I feel like I have somehow lucked into an undeservedly good life. I have Manager Dad, who has proven able to survive Hurricane Me; The Boy and The Girl, who love me as if they don't know any better, and my parents, each who have each come through catastrophic health events without winding up much crazier than they were to begin with.
I'm no Buddhist, but I am feeling like I need to take a moment to lay off the bitching and show some gratitude, or the universe is REALLY going to deliver me a five-alarm smackdown.
So, thanks, universe. And thanks to you for listening.
Thursday, June 19, 2008
To My No Longer A First Grader
You've probably noticed that the stuff I write usually tends to include some cursing, a fair amount of sarcasm, and often the ejection of bodily fluids. (Be forewarned - this post does not, and furthermore, it's laden with sentimental cliches. If you're looking for the usual, read this one instead). Because of all of the travel and work craziness I've had lately, my posts have definitely veered more toward the “manager” and less towards the “mom.”

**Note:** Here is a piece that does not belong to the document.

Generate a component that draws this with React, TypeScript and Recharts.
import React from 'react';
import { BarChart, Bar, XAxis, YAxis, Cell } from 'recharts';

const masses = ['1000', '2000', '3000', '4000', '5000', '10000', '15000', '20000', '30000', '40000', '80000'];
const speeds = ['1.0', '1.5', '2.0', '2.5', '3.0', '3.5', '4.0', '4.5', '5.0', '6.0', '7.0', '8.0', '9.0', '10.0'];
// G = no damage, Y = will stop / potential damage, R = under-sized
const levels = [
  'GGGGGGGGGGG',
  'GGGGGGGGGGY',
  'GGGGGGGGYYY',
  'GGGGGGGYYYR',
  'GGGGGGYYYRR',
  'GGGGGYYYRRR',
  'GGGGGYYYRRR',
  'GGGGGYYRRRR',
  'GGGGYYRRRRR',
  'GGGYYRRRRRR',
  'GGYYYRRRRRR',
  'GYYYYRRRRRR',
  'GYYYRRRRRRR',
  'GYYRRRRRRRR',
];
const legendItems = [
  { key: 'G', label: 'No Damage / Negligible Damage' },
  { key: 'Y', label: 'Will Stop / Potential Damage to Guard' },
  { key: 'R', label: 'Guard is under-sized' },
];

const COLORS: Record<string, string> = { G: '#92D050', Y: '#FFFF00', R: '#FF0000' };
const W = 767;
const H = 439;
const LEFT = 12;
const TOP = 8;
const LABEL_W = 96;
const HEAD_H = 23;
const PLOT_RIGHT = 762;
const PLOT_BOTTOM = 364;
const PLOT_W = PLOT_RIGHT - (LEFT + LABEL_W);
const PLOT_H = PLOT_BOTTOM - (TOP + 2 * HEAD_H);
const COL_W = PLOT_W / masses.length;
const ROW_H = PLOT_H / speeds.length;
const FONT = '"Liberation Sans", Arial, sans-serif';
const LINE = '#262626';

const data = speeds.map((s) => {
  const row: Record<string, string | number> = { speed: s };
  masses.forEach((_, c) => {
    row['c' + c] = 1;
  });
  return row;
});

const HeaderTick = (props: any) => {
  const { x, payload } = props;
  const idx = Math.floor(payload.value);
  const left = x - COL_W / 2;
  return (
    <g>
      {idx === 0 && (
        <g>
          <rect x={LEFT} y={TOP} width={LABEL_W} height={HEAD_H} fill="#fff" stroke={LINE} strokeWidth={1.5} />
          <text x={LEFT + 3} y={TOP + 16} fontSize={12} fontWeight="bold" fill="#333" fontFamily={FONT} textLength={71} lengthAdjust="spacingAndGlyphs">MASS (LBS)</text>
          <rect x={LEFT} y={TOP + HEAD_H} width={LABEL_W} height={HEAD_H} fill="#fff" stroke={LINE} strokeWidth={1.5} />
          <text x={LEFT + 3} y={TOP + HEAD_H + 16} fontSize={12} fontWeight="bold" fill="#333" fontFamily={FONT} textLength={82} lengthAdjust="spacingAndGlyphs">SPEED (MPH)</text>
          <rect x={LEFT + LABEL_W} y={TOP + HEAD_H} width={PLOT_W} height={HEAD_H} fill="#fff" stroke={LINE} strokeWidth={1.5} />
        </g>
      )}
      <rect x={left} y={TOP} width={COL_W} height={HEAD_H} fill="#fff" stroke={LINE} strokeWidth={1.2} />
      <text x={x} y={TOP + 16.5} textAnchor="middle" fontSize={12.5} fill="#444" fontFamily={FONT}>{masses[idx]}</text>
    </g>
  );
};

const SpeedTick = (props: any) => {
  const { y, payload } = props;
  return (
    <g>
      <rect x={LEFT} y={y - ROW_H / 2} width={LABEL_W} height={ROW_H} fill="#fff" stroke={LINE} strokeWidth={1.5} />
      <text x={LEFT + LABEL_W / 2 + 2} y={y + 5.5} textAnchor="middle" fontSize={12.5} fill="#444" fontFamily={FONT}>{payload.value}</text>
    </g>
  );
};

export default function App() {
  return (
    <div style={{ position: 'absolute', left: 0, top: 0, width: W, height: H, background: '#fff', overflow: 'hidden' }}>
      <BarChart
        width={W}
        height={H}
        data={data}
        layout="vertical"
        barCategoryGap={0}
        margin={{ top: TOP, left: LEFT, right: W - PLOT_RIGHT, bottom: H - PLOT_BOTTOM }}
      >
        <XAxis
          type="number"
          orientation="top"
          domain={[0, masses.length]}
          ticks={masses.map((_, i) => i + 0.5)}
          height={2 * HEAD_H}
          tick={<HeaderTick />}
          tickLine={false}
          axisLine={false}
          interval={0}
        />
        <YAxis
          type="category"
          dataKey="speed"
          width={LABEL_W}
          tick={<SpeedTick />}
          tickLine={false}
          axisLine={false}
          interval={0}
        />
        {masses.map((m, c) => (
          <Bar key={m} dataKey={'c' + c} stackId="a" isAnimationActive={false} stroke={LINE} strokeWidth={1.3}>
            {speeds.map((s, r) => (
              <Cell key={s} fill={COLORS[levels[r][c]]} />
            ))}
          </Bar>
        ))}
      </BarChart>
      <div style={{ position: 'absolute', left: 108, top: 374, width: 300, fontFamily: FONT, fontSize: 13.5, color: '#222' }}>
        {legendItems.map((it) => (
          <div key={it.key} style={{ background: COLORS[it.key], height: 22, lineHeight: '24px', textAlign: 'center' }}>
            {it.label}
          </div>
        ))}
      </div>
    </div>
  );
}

When I got home late AGAIN the other night, The Boy shouted, “Thank you for stopping by, Mommy!” And it made me realize that when I go through these periods where the work goes out of whack and starts taking over my life, I feel like I have to create some emotional distance in my head, if I am going to survive all of the missed dinners and bedtime cell phone tuck-ins.
But that all evaporated when I dropped The Girl off at school the other day, her second-to-last day as a first grader.

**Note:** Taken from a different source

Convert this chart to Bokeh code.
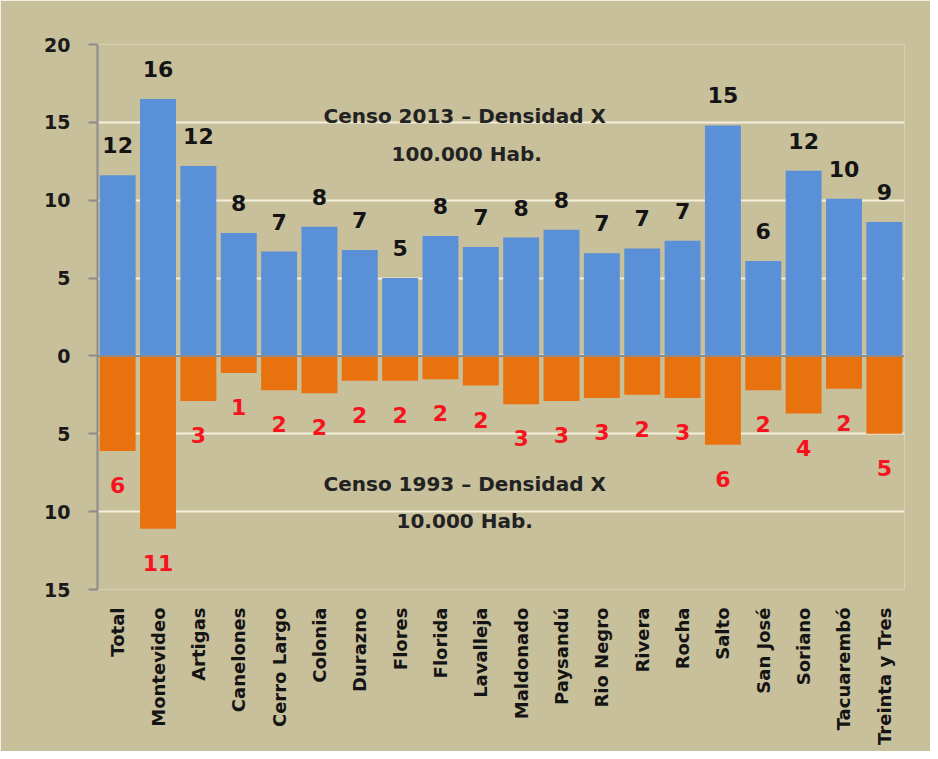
from bokeh.plotting import figure
from bokeh.models import ColumnDataSource, FixedTicker, Range1d, Span, Label
from bokeh.core.properties import value
from bokeh.embed import file_html
from bokeh.resources import INLINE

categories = ["Total", "Montevideo", "Artigas", "Canelones", "Cerro Largo", "Colonia",
              "Durazno", "Flores", "Florida", "Lavalleja", "Maldonado", "Paysandú",
              "Rio Negro", "Rivera", "Rocha", "Salto", "San José", "Soriano",
              "Tacuarembó", "Treinta y Tres"]
censo_2013 = [11.6, 16.5, 12.2, 7.9, 6.7, 8.3, 6.8, 5.0, 7.7, 7.0, 7.6, 8.1,
              6.6, 6.9, 7.4, 14.8, 6.1, 11.9, 10.1, 8.6]
censo_1993 = [6.1, 11.1, 2.9, 1.1, 2.2, 2.4, 1.6, 1.6, 1.5, 1.9, 3.1, 2.9,
              2.7, 2.5, 2.7, 5.7, 2.2, 3.7, 2.1, 5.0]
labels_2013 = ["12", "16", "12", "8", "7", "8", "7", "5", "8", "7", "8", "8",
               "7", "7", "7", "15", "6", "12", "10", "9"]
labels_1993 = ["6", "11", "3", "1", "2", "2", "2", "2", "2", "2", "3", "3",
               "3", "2", "3", "6", "2", "4", "2", "5"]
y_ticks = [-15, -10, -5, 0, 5, 10, 15, 20]
y_tick_labels = ["15", "10", "5", "0", "5", "10", "15", "20"]

FONT = "DejaVu Sans"
BG = "#c8bf9b"
GRID = "#f3efdd"

xs = [i + 0.5 for i in range(len(categories))]
src = ColumnDataSource(dict(
    x=xs,
    top=censo_2013,
    bottom=[-v for v in censo_1993],
    lab_top=labels_2013,
    lab_bot=labels_1993,
))

p = figure(width=930, height=751, output_backend="svg", toolbar_location=None,
           x_range=Range1d(0, len(categories)), y_range=Range1d(-15, 20),
           min_border_left=97, min_border_right=26, min_border_top=44, min_border_bottom=162)
p.background_fill_color = BG
p.border_fill_color = BG
p.outline_line_color = None

p.vbar(x="x", top="top", bottom=0, width=0.89, source=src,
       fill_color="#5990d8", line_color=None)
p.vbar(x="x", top=0, bottom="bottom", width=0.89, source=src,
       fill_color="#e8720e", line_color=None)

p.text(x="x", y="top", text="lab_top", source=src, y_offset=-30,
       text_align="center", text_baseline="middle", text_font=value(FONT),
       text_font_style="bold", text_font_size="22px", text_color="#141414")
p.text(x="x", y="bottom", text="lab_bot", source=src, y_offset=34,
       text_align="center", text_baseline="middle", text_font=value(FONT),
       text_font_style="bold", text_font_size="22px", text_color="#f5141e")

p.add_layout(Span(location=0, dimension="width", line_color="#8c8c8c",
                  line_width=2, level="overlay"))

annots = [("Censo 2013 \u2013 Densidad X", 9.1, 15.4),
          ("100.000 Hab.", 9.15, 13.0),
          ("Censo 1993 \u2013 Densidad X", 9.1, -8.25),
          ("10.000 Hab.", 9.1, -10.6)]
for t, ax, ay in annots:
    p.add_layout(Label(x=ax, y=ay, text=t, text_align="center", text_baseline="middle",
                       text_font=FONT, text_font_style="bold", text_font_size="20px",
                       text_color="#222222"))

# grid
p.xgrid.grid_line_color = None
p.ygrid.ticker = FixedTicker(ticks=y_ticks)
p.ygrid.grid_line_color = GRID
p.ygrid.grid_line_width = 2

# y axis
p.yaxis.ticker = FixedTicker(ticks=y_ticks)
p.yaxis.major_label_overrides = {t: l for t, l in zip(y_ticks, y_tick_labels)}
p.yaxis.axis_line_color = "#8c8c8c"
p.yaxis.axis_line_width = 2
p.yaxis.major_tick_line_color = "#8c8c8c"
p.yaxis.major_tick_line_width = 2
p.yaxis.major_tick_out = 9
p.yaxis.major_tick_in = 0
p.yaxis.minor_tick_line_color = None
p.yaxis.major_label_standoff = 18
p.yaxis.major_label_text_font = FONT
p.yaxis.major_label_text_font_style = "bold"
p.yaxis.major_label_text_font_size = "19px"
p.yaxis.major_label_text_color = "#1a1a1a"

# x axis
p.xaxis.ticker = FixedTicker(ticks=xs)
p.xaxis.major_label_overrides = {x: c for x, c in zip(xs, categories)}
p.xaxis.axis_line_color = None
p.xaxis.major_tick_line_color = None
p.xaxis.minor_tick_line_color = None
p.xaxis.major_label_orientation = 3.14159265 / 2
p.xaxis.major_label_standoff = 12
p.xaxis.major_label_text_font = FONT
p.xaxis.major_label_text_font_style = "bold"
p.xaxis.major_label_text_font_size = "18px"
p.xaxis.major_label_text_color = "#141414"

open("out.html", "w").write(file_html(p, INLINE))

We drove up to the building and I got out of the car to help her collect her things and so I could kiss her goodbye. I settled her backpack on her shoulders. It was heavy with keychains and notebooks and pencil cases and yarn for the friendship bracelets she likes to make, and the weight of it made her clothes go all cockeyed, pushing her pink cotton shorts low on one hip.
She received her kiss and skittered off on her flamingo legs. Before she went inside, she turned to wave at me, and in that moment I looked at her face and saw the baby that she once was and the woman that she will become, and it sort of took my breath away.

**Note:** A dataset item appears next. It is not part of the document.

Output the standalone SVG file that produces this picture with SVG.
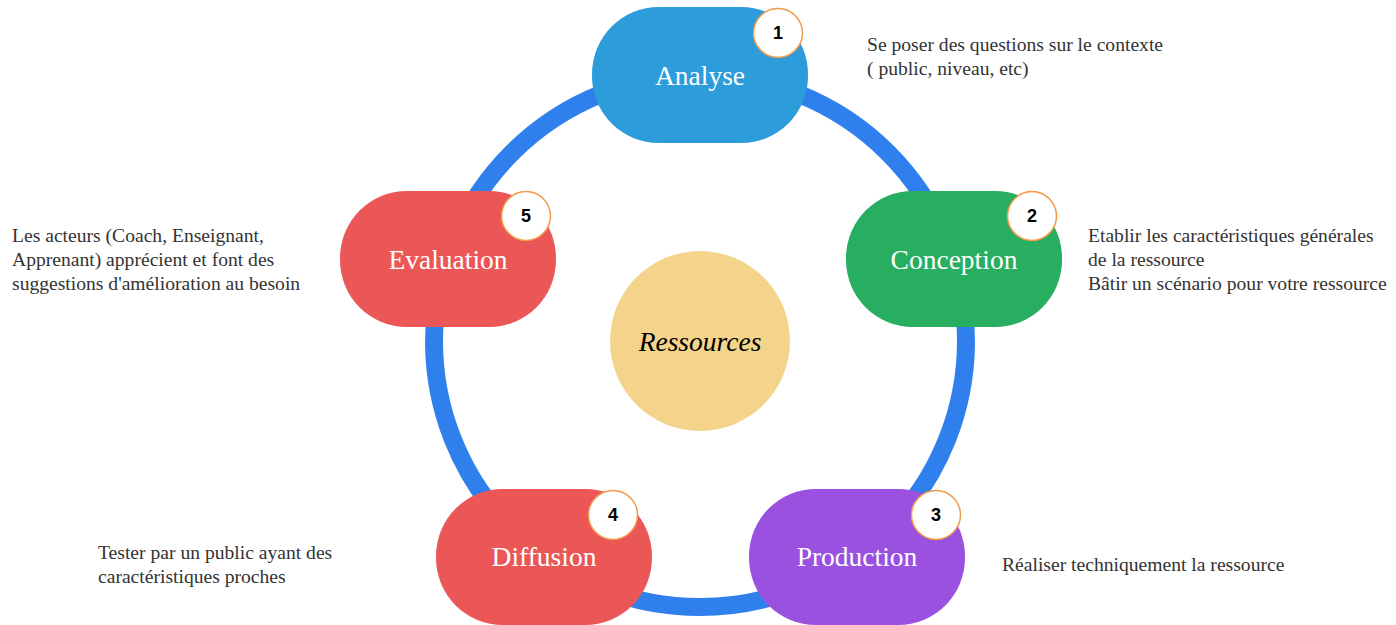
<svg xmlns="http://www.w3.org/2000/svg" width="1396" height="625" viewBox="0 0 1396 625">
  <style>
    .node-label { font-family: "Liberation Serif", "Times New Roman", serif; font-size: 27.5px; fill: #ffffff; text-anchor: middle; dominant-baseline: central; }
    .badge circle { fill: #ffffff; stroke: #f2994a; stroke-width: 1.5; }
    .badge text { font-family: "Liberation Sans", Arial, sans-serif; font-size: 18px; font-weight: bold; fill: #000000; text-anchor: middle; dominant-baseline: central; }
    .note { font-family: "Liberation Serif", "Times New Roman", serif; font-size: 19.6px; fill: #333333; }
    .ring { fill: none; stroke: #2f80ed; stroke-width: 18; }
  </style>

  <rect width="1396" height="625" fill="#ffffff"/>

  <!-- cycle ring connecting the five stages -->
  <g id="connectors">
    <circle class="ring" cx="700" cy="341" r="266"/>
  </g>

  <!-- central hub -->
  <g id="hub">
    <circle cx="700" cy="341" r="90" fill="#f4d48b"/>
    <text x="700" y="341" text-anchor="middle" dominant-baseline="central" font-family="Liberation Serif, Times New Roman, serif" font-size="27.5" font-style="italic" fill="#000000">Ressources</text>
  </g>

  <g id="analyse">
    <rect x="592" y="7" width="216" height="136" rx="67" ry="67" fill="#2d9cdb"/>
    <text class="node-label" x="700" y="75">Analyse</text>
    <g class="badge"><circle cx="778" cy="33" r="24.5"/><text x="778" y="33">1</text></g>
  </g>

  <g id="conception">
    <rect x="846" y="191" width="216" height="136" rx="67" ry="67" fill="#27ae60"/>
    <text class="node-label" x="954" y="259">Conception</text>
    <g class="badge"><circle cx="1032" cy="216" r="24.5"/><text x="1032" y="216">2</text></g>
  </g>

  <g id="production">
    <rect x="749" y="489" width="216" height="136" rx="67" ry="67" fill="#9b51e0"/>
    <text class="node-label" x="857" y="556">Production</text>
    <g class="badge"><circle cx="936" cy="515" r="24.5"/><text x="936" y="515">3</text></g>
  </g>

  <g id="diffusion">
    <rect x="436" y="489" width="216" height="136" rx="67" ry="67" fill="#eb5757"/>
    <text class="node-label" x="544" y="556">Diffusion</text>
    <g class="badge"><circle cx="613" cy="515" r="24.5"/><text x="613" y="515">4</text></g>
  </g>

  <g id="evaluation">
    <rect x="340" y="191" width="216" height="136" rx="67" ry="67" fill="#eb5757"/>
    <text class="node-label" x="448" y="259">Evaluation</text>
    <g class="badge"><circle cx="526" cy="216" r="24.5"/><text x="526" y="216">5</text></g>
  </g>

  <!-- stage descriptions -->
  <g id="notes">
    <text class="note" x="867" y="51">Se poser des questions sur le contexte</text>
    <text class="note" x="867" y="75">( public, niveau, etc)</text>

    <text class="note" x="1088" y="242">Etablir les caractéristiques générales</text>
    <text class="note" x="1088" y="266">de la ressource</text>
    <text class="note" x="1088" y="290">Bâtir un scénario pour votre ressource</text>

    <text class="note" x="1002" y="571">Réaliser techniquement la ressource</text>

    <text class="note" x="98" y="559">Tester par un public ayant des</text>
    <text class="note" x="98" y="583">caractéristiques proches</text>

    <text class="note" x="12" y="242">Les acteurs (Coach, Enseignant,</text>
    <text class="note" x="12" y="266">Apprenant) apprécient et font des</text>
    <text class="note" x="12" y="290">suggestions d'amélioration au besoin</text>
  </g>
</svg>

After that she turned and skipped into school without any inkling of how completely she had just laid waste to my emotions. And I thought to myself, I wouldn't trade a hundred rides on the corporate jet for this moment, standing here in the sunshine, next to the minivan. Watching my oldest child, who I will always hold as a little girl in my heart, off to start a day fraught with excitement and hope and happiness.
If that weren’t enough, this came home in her backpack. Her teachers had saved it from her FIRST day of school:
And it made me cry, for the first time in as long as I can remember.